The kiwi was trading at 50.77 British pence at 8am in Wellington from 51.62 at 5pm yesterday after Irish Prime Minister Leo Varadkar said a Brexit deal was possible after he met with British Prime Minister Boris Johnson.
“On the timeline question, I think it is possible for us to come to an agreement, to have a treaty agreed to allow the UK to leave the EU in an orderly fashion and to have that done by the end of October. But there is many a slip between cup and lip and lots of things that are not in my control,” he said according to the Financial Times.
“Sterling soared as PM Johnson and his Irish counterpart Varadkar announced that they could see a pathway to a possible deal,” said ANZ FX/rates strategist Sandeep Parekh. The two leaders published a joint communique that said they held a “detailed and constructive discussion” and they both agreed that "a deal is in everyone’s interest.”
The kiwi also held its gains against the greenback on some positive sentiment around the US-China trade talks as high-level meetings kicked off in Washington.
The kiwi was trading at 63.14 US cents, unchanged from 5pm yesterday. The trade-weighted index was at 70.37 from 70.43.
Markets are closely focused on any headlines out of the trade talks. Optimism was buoyed after Bloomberg reported the White House is looking at rolling out a previously agreed currency pact with China as part of an early deal that could also see a tariff increase next week suspended, according to people familiar with the discussions.
Sentiment also got a lift when Trump announced the meeting with Chinese Vice Premier Liu He Friday - although he also tweeted “Big day of negotiations with China. They want to make a deal, but do I?”
The talks, led by Liu and US Trade Representative Robert Lighthizer, are conducted behind closed doors with limited transparency and only rare public briefings, according to the Wall Street Journal. The China side alone numbered about 50 officials.
The New Zealand dollar was also helped when the greenback dipped on tepid US inflation data. The Consumer Price Index for All Urban Consumers was unchanged in September on a seasonally adjusted basis after rising 0.1 percent in August, the US Bureau of Labor Statistics reported.
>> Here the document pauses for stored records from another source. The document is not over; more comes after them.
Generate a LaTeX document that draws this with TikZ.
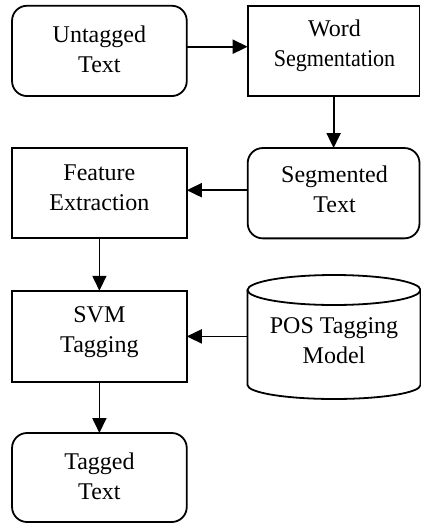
\documentclass[tikz,border=0pt]{standalone}
\usepackage{fontspec}
\usepackage{graphicx}
\setmainfont{Liberation Serif}
\usetikzlibrary{arrows.meta}
\tikzset{
  ln/.style={line width=1.8pt, draw=black},
  sqbox/.style={ln, rectangle, inner sep=0pt, outer sep=0pt, minimum width=174.7pt, minimum height=90.3pt},
  rbox/.style={sqbox, rounded corners=15pt},
  rsq/.style={ln, rectangle, inner sep=0pt, outer sep=0pt, minimum width=171.8pt, minimum height=90.3pt},
  rrbox/.style={rsq, rounded corners=15pt},
  txt/.style={align=center, anchor=base, inner sep=0pt, font=\fontsize{24}{30}\selectfont},
  arr/.style={ln, -{Triangle[length=15pt, width=14pt]}},
}
\begin{document}
\begin{tikzpicture}[x=1pt, y=-1pt]
\useasboundingbox (0,0) rectangle (421,523);
% boxes
\node[rbox] (ut) at (99.4,50.9) {};
\node[rsq] (ws) at (333.6,50.9) {};
\node[rrbox] (st) at (333.6,193.2) {};
\node[sqbox] (fe) at (99.4,193.2) {};
\node[sqbox, minimum height=91.3pt] (svm) at (99.4,336.4) {};
\node[rbox, minimum height=89pt] (tt) at (99.4,477.5) {};
% cylinder
\node[inner sep=0pt, outer sep=0pt, minimum width=173pt, minimum height=125pt] (pos) at (334,337.5) {};
\draw[ln] (pos.west |- 0,290) -- (pos.west |- 0,385)
  arc[start angle=180, end angle=360, x radius=86.5pt, y radius=14pt] -- (pos.east |- 0,290);
\draw[ln] (334,290) ellipse [x radius=86.5pt, y radius=15pt];
% texts (anchor base = baseline of the last line)
\node[txt] (tut) at (99.4,72) {Untagged\\Text};
\node[txt] (tws) at (334.5,66) {Word\\\scalebox{0.92}[1]{Segmentation}};
\node[txt] (tst) at (334.5,212) {Segmented\\Text};
\node[txt] (tfe) at (99.4,210) {Feature\\Extraction};
\node[txt] (tsvm) at (99.4,352) {SVM\\Tagging};
\node[txt] (tpos) at (334,363) {POS Tagging\\Model};
\node[txt] (ttt) at (99.4,499) {Tagged\\Text};
% arrows
\draw[arr] ([yshift=4.2pt]ut.east) -- ([yshift=4.2pt]ws.west);
\draw[arr] (ws.south) -- (ws.south |- st.north);
\draw[arr] ([yshift=3pt]st.west) -- ([yshift=3pt]fe.east);
\draw[arr] (fe.south) -- (fe.south |- svm.north);
\draw[arr] (pos.west |- svm.east) -- (svm.east);
\draw[arr] (svm.south) -- (svm.south |- tt.north);
\end{tikzpicture}
\end{document}
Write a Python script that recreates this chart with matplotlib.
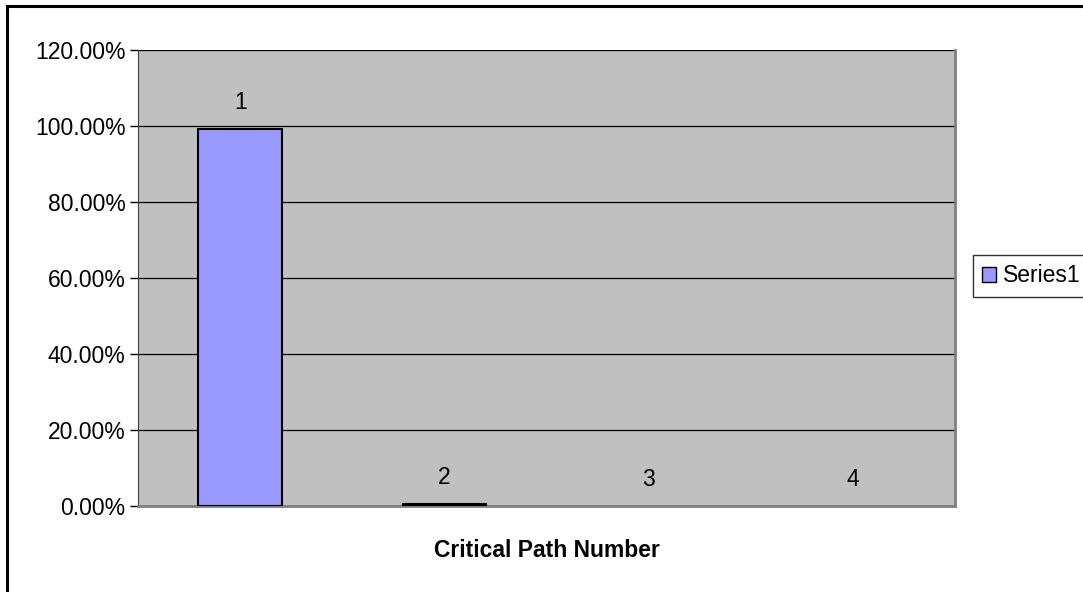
import matplotlib.pyplot as plt
from matplotlib.patches import Rectangle
from matplotlib.ticker import PercentFormatter

plt.rcParams['font.family'] = ['Liberation Sans', 'DejaVu Sans']

# critical path share per path
paths = ['1', '2', '3', '4']
share = [0.992, 0.006, 0.0, 0.0]
yticks = [0.0, 0.2, 0.4, 0.6, 0.8, 1.0, 1.2]

fs = 16.5

fig = plt.figure(figsize=(10.83, 5.92), dpi=100)
# outer chart frame (runs off the right and bottom edges)
fig.patches.append(Rectangle((7 / 1083, -0.1), 1.2, 1.1 - 6 / 592, transform=fig.transFigure,
                             fill=False, edgecolor='black', linewidth=2.2))

ax = fig.add_axes([138 / 1083, 1 - 506 / 592, (955 - 138) / 1083, (506 - 50) / 592])
ax.set_facecolor('#c0c0c0')

x = range(len(paths))
widths = [1.5 if v > 0 else 0 for v in share]
bars = ax.bar(x, share, width=0.41, color='#9999ff', edgecolor='black', linewidth=widths,
              label='Series1', zorder=3)
for xi, v, name in zip(x, share, paths):
    ax.text(xi, v + 0.04, name, ha='center', va='bottom', fontsize=fs, zorder=4)

ax.set_xlim(-0.5, len(paths) - 0.5)
ax.set_ylim(0, 1.2)
ax.set_yticks(yticks)
ax.yaxis.set_major_formatter(PercentFormatter(1.0, decimals=2))
ax.grid(axis='y', color='black', linewidth=0.9, zorder=1)
ax.set_xticks([])
ax.tick_params(axis='y', direction='out', length=6, width=1, labelsize=fs, pad=3)

ax.spines['top'].set_visible(False)
ax.spines['left'].set_color('#404040')
ax.spines['right'].set_color('#808080')
ax.spines['right'].set_linewidth(2)
ax.spines['bottom'].set_color('#808080')
ax.spines['bottom'].set_linewidth(2)

ax.set_xlabel('Critical Path Number', fontsize=fs, fontweight='bold', labelpad=24)

leg = fig.legend(handles=[bars], labels=['Series1'], loc='center left',
                 bbox_to_anchor=(973 / 1083, 1 - 276 / 592), fontsize=fs,
                 frameon=True, fancybox=False, edgecolor='black', handlelength=0.6,
                 handleheight=0.6, handletextpad=0.3, borderpad=0.4, borderaxespad=0)
leg.get_frame().set_linewidth(1)
leg.legend_handles[0].set_linewidth(1)

fig.savefig('out.png', dpi=100)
Over the past 12 months, the all items index increased 1.7 percent before seasonal adjustment.
“The data was slightly weaker than expected and supports calls for the Federal Reserve to cut rates further,” said ANZ Bank FX/rates strategist Sandeep Parekh.
The New Zealand dollar was trading at 93.38 Australian cents from 93.55, 68.16 yen from 67.85, at 57.38 euro cents from 57.45 and at 4.4954 Chinese yuan from 4.4914.